### Material
--------------------------------------------------

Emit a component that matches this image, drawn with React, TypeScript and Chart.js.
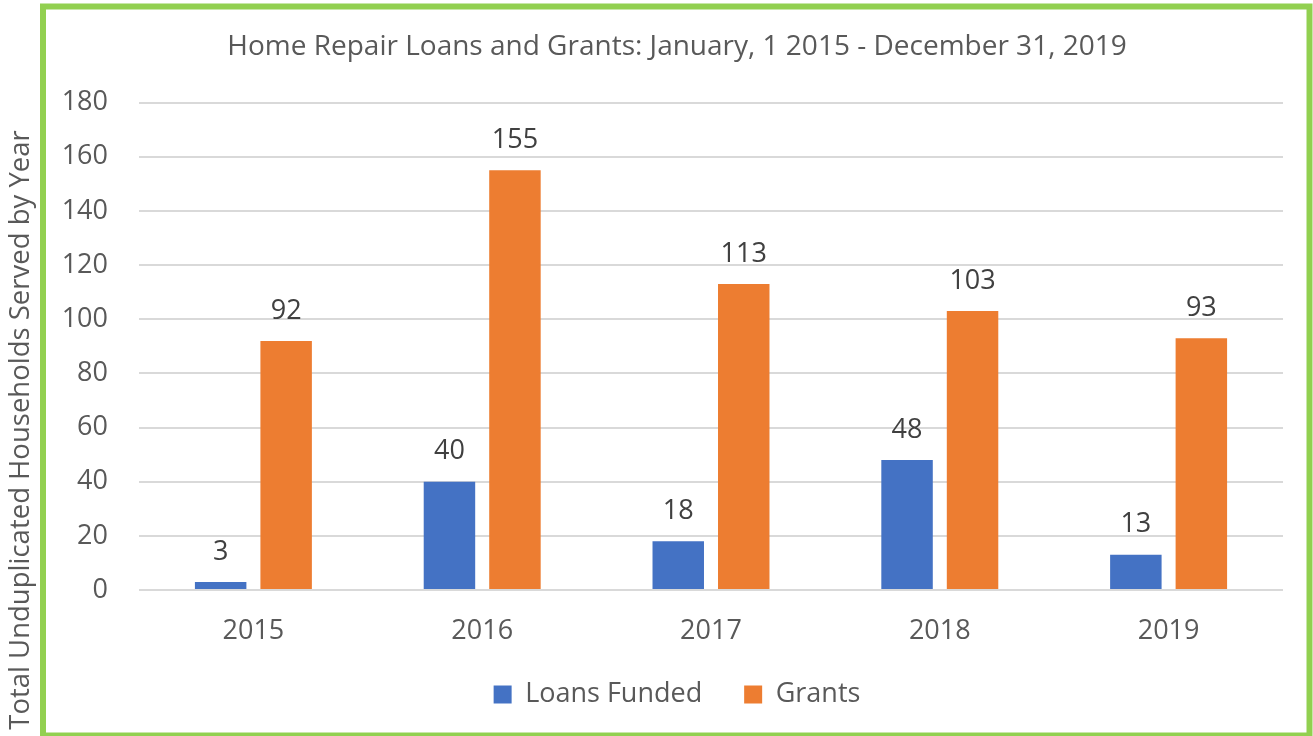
import React, { useEffect, useRef } from "react";
import { Chart, registerables } from "chart.js";

Chart.register(...registerables);

const years = ["2015", "2016", "2017", "2018", "2019"];
const loansFunded = [3, 40, 18, 48, 13];
const grants = [92, 155, 113, 103, 93];
const yMin = 0;
const yMax = 180;
const yStep = 20;
const seriesNames = ["Loans Funded", "Grants"];
const chartTitle = "Home Repair Loans and Grants: January, 1 2015 - December 31, 2019";
const yAxisTitle = "Total Unduplicated Households Served by Year";

const FONT = "'Open Sans', 'DejaVu Sans', sans-serif";
const TEXT = "#595959";
const LABEL = "#404040";
const BLUE = "#4472C4";
const ORANGE = "#ED7D31";
const GREEN = "#92D050";

const frameAndLabels = {
  id: "frameAndLabels",
  afterDatasetsDraw(chart: any) {
    const ctx = chart.ctx;
    ctx.save();
    ctx.font = `normal 27px ${FONT}`;
    ctx.fillStyle = LABEL;
    ctx.textAlign = "center";
    ctx.textBaseline = "middle";
    chart.data.datasets.forEach((ds: any, i: number) => {
      const meta = chart.getDatasetMeta(i);
      meta.data.forEach((bar: any, j: number) => {
        ctx.fillText(String(ds.data[j]), bar.x, bar.y - 30);
      });
    });
    ctx.restore();
  },
  afterDraw(chart: any) {
    const ctx = chart.ctx;
    ctx.save();
    ctx.font = `normal 27.5px ${FONT}`;
    ctx.fillStyle = TEXT;
    ctx.textAlign = "center";
    ctx.textBaseline = "middle";
    ctx.translate(21, 430);
    ctx.rotate(-Math.PI / 2);
    ctx.fillText(yAxisTitle, 0, 0);
    ctx.restore();
    ctx.save();
    ctx.strokeStyle = GREEN;
    ctx.lineWidth = 6;
    ctx.strokeRect(43, 6.5, 1266.5, 729);
    ctx.restore();
  },
};

export default function App() {
  const ref = useRef<HTMLCanvasElement | null>(null);
  useEffect(() => {
    document.body.style.margin = "0";
    document.body.style.overflow = "hidden";
    const canvas = ref.current;
    if (!canvas) return;
    const font = { family: FONT, size: 27, weight: "normal" as const };
    const m = document.createElement("canvas").getContext("2d") as CanvasRenderingContext2D;
    m.font = `normal 27px ${FONT}`;
    const widest = Math.max(
      ...[0, 20, 40, 60, 80, 100, 120, 140, 160, 180].map((v) => m.measureText(String(v)).width)
    );
    const chart = new Chart(canvas, {
      type: "bar",
      data: {
        labels: years,
        datasets: [
          {
            label: seriesNames[0],
            data: loansFunded,
            backgroundColor: BLUE,
            borderWidth: 0,
            categoryPercentage: 0.5725,
            barPercentage: 0.786,
          },
          {
            label: seriesNames[1],
            data: grants,
            backgroundColor: ORANGE,
            borderWidth: 0,
            categoryPercentage: 0.5725,
            barPercentage: 0.786,
          },
        ],
      },
      options: {
        responsive: false,
        animation: false,
        layout: { padding: { left: 71, right: 30, top: 0, bottom: 18 } },
        plugins: {
          title: {
            display: true,
            text: chartTitle,
            color: TEXT,
            font: { family: FONT, size: 28, weight: "normal" },
            padding: { top: 30, bottom: 39 },
          },
          legend: {
            position: "bottom",
            labels: {
              boxWidth: 18,
              boxHeight: 18,
              padding: 42,
              color: TEXT,
              font,
            },
          },
          tooltip: { enabled: false },
        },
        scales: {
          x: {
            grid: { display: false },
            border: { display: false },
            ticks: { color: TEXT, font, padding: -57.2, mirror: true },
            afterFit: (s: any) => {
              s.height = 49;
            },
          },
          y: {
            min: yMin,
            max: yMax,
            ticks: {
              stepSize: yStep,
              color: TEXT,
              font,
              mirror: true,
              crossAlign: "far",
              padding: -31 - widest,
            },
            grid: { color: "#D9D9D9", lineWidth: 2, drawTicks: false },
            border: { display: false },
            afterFit: (s: any) => {
              s.width = 68;
            },
          },
        },
      },
      plugins: [frameAndLabels],
    });
    return () => chart.destroy();
  }, []);
  return (
    <div style={{ width: 1313, height: 736 }}>
      <canvas ref={ref} width={1313} height={736} style={{ display: "block" }} />
    </div>
  );
}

--------------------------------------------------

### Exercise
Leave out the pictures and repeat the lines from the start of the material through the line with "Chart.register(...registerables);", inclusive.

### Written solution
Emit a component that matches this image, drawn with React, TypeScript and Chart.js.
import React, { useEffect, useRef } from "react";
import { Chart, registerables } from "chart.js";

Chart.register(...registerables);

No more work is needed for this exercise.